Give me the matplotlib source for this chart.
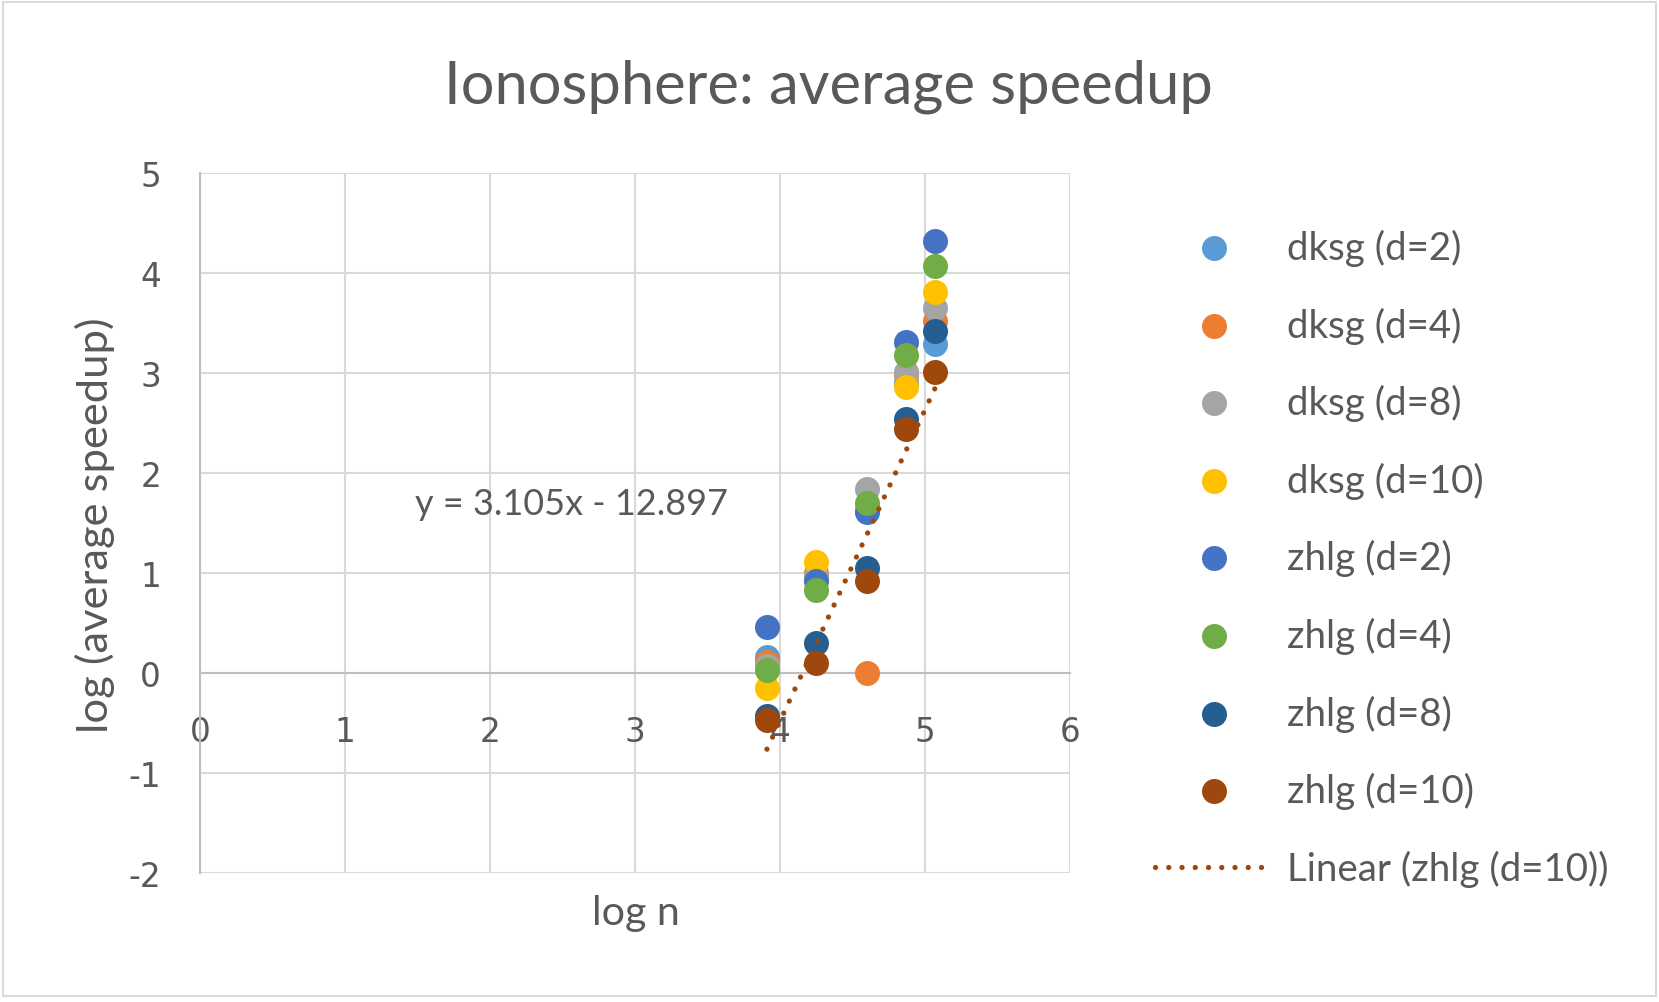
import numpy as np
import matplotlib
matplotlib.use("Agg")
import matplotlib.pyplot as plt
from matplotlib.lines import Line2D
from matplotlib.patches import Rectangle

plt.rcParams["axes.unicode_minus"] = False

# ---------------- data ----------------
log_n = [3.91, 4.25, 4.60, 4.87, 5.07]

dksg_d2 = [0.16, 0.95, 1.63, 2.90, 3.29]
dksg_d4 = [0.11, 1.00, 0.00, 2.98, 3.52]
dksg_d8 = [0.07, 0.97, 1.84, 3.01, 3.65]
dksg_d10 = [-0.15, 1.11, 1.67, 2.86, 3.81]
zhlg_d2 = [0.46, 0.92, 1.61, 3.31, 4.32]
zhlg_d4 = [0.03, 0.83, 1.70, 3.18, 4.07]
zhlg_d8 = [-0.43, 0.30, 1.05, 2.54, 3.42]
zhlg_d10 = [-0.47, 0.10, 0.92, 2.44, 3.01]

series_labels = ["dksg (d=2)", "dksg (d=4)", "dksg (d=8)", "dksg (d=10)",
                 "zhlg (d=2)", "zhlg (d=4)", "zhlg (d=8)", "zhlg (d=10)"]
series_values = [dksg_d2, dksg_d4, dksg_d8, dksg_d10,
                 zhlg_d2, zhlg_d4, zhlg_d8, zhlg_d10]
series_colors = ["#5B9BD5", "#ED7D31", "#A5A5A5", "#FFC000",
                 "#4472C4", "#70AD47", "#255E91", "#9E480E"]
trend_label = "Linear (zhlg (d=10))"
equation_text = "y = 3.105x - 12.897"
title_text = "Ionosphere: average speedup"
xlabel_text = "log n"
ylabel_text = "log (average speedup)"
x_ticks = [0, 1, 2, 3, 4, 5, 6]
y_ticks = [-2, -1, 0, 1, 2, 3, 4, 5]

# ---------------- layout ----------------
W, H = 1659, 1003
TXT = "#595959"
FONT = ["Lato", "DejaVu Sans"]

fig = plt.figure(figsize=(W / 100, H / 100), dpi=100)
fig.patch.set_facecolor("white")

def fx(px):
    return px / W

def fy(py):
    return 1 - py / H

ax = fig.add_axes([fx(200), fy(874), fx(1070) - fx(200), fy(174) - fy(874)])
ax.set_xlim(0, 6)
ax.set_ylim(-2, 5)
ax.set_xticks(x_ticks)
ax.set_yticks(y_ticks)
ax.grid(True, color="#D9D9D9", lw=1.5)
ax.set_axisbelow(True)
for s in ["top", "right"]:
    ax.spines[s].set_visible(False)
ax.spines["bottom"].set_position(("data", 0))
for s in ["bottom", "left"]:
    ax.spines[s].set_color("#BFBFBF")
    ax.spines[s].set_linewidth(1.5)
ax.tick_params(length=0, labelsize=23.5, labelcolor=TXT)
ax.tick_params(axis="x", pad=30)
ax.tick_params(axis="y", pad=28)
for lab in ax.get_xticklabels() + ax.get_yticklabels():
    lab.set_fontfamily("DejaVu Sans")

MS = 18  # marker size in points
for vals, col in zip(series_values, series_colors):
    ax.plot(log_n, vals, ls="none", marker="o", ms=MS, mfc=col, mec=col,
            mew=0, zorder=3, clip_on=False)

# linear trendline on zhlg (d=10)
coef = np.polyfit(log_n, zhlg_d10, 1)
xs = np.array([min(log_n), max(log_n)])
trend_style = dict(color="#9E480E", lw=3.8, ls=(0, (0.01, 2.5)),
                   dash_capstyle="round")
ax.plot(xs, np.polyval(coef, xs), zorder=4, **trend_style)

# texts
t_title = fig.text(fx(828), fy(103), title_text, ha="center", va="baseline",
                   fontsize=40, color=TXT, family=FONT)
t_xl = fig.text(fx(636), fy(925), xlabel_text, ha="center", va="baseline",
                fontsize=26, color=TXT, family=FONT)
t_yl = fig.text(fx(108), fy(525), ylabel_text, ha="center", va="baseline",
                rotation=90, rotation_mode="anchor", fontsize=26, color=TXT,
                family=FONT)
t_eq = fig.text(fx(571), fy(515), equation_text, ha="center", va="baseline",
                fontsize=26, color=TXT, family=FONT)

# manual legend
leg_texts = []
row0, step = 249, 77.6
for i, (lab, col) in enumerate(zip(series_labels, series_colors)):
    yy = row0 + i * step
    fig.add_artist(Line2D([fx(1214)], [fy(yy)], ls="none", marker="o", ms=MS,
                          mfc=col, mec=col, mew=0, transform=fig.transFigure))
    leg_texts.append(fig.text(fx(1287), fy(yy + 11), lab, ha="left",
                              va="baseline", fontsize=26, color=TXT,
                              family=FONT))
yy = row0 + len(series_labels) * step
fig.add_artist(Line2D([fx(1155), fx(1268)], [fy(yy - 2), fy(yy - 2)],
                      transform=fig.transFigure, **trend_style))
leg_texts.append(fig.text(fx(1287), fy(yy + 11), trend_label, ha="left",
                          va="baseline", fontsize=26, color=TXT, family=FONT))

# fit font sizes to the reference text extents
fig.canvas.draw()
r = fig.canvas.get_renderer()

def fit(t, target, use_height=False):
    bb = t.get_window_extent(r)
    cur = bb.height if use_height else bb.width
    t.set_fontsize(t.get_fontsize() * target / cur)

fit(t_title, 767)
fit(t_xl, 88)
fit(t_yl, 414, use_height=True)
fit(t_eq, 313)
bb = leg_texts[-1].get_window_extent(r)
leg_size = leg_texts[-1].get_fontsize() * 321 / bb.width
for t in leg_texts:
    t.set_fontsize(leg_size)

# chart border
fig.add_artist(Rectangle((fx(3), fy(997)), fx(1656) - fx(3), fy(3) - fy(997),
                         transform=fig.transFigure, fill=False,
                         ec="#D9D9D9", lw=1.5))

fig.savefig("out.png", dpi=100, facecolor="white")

*****

* **Do this**: Give back exactly the lines from the first line of the data through the line with "log_n = [3.91, 4.25, 4.60, 4.87, 5.07]", pictures excluded.

* **Task solution**:
Give me the matplotlib source for this chart.
import numpy as np
import matplotlib
matplotlib.use("Agg")
import matplotlib.pyplot as plt
from matplotlib.lines import Line2D
from matplotlib.patches import Rectangle

plt.rcParams["axes.unicode_minus"] = False

# ---------------- data ----------------
log_n = [3.91, 4.25, 4.60, 4.87, 5.07]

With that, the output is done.